By the time we finished dinner, crowds surrounded the perimeter of the small bar and pressed in on the overworked tenders like Khe Sanh in reverse. Waiting parties milled by the door, standing, holding champagne flutes, like fashion models unsure of who among them was the photographer. And yet there were no signs of stress, of desperation or disconnect. Our server stopped by our table again to chat, to make sure that everything had been to our satisfaction, and pointedly did not mention how much of the profiteroles we'd left behind. I could've stayed all night -- but when I looked at my watch, I realized we pretty much had.

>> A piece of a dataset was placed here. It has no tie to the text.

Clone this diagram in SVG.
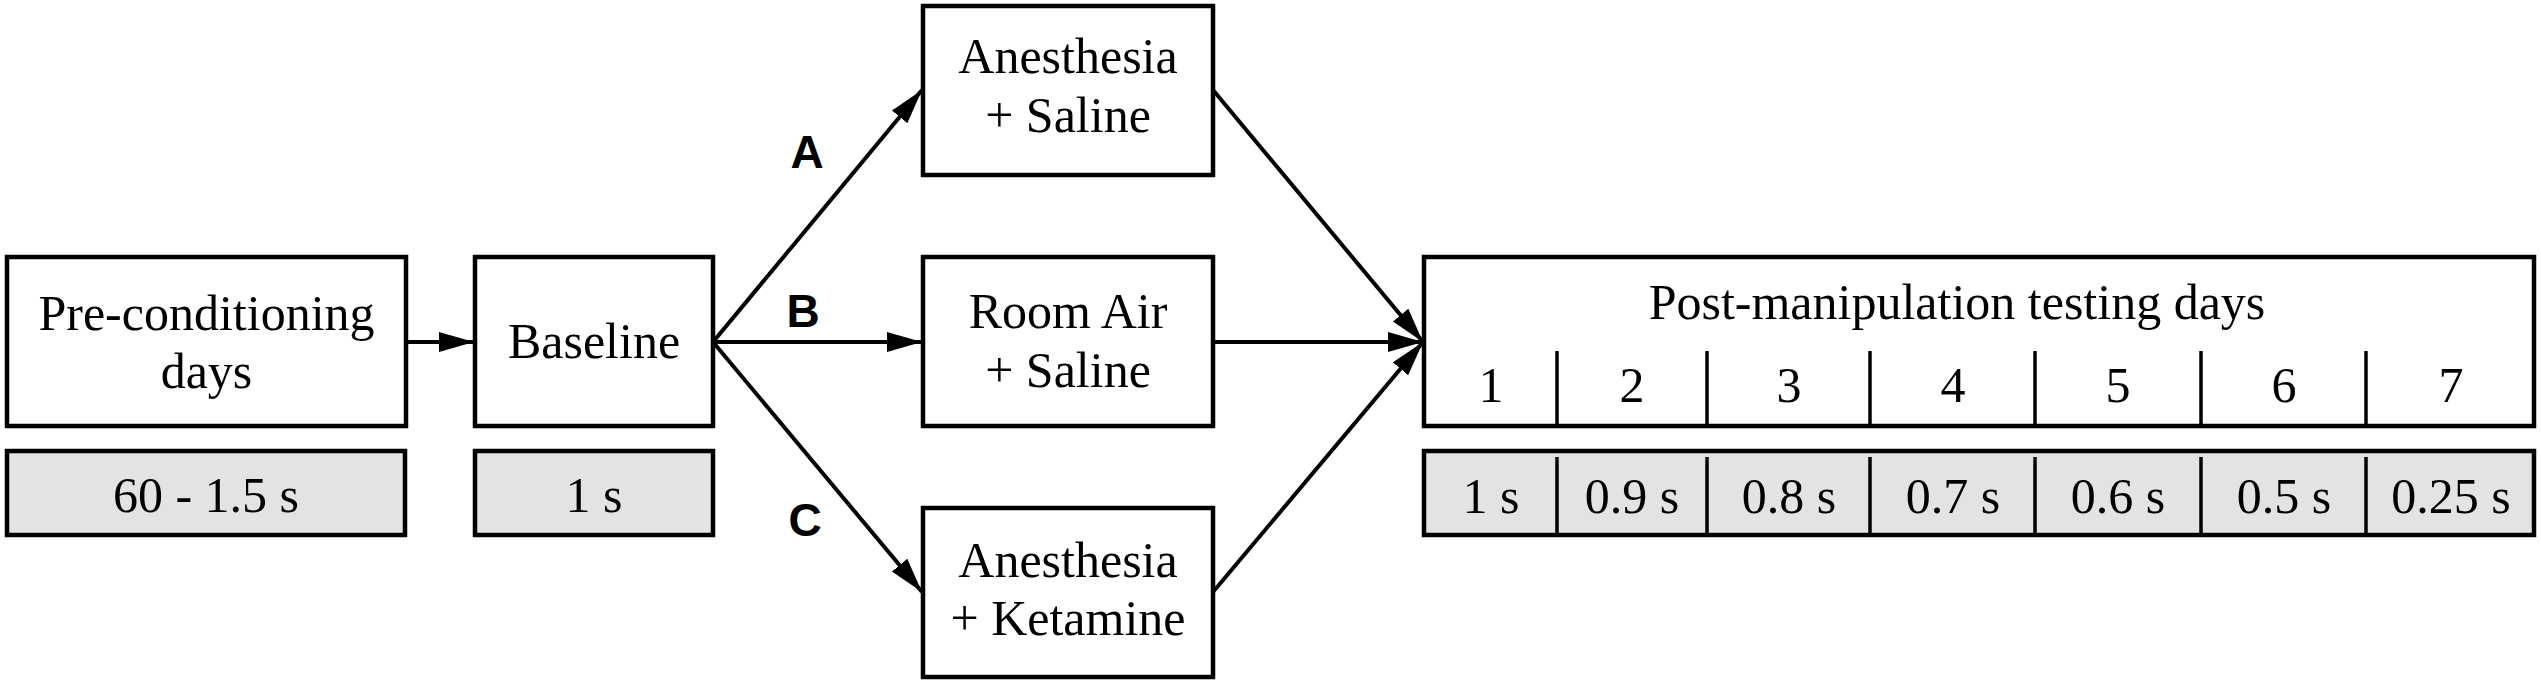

Not bad, I thought as I paid the bill, stretched the martini-anesthetized kinks out of my back and silently counted heads. Not bad for a Saturday night on 17th Avenue. Not bad for a cuisine as old as kings and queens, a style born of Sunday dinners and diaspora and a cook who was really an investment banker.

I stepped outside into the icy cold where the overflow crowd stood shivering. I lit a cigarette, thinking that Nguyen's mom should be awfully proud.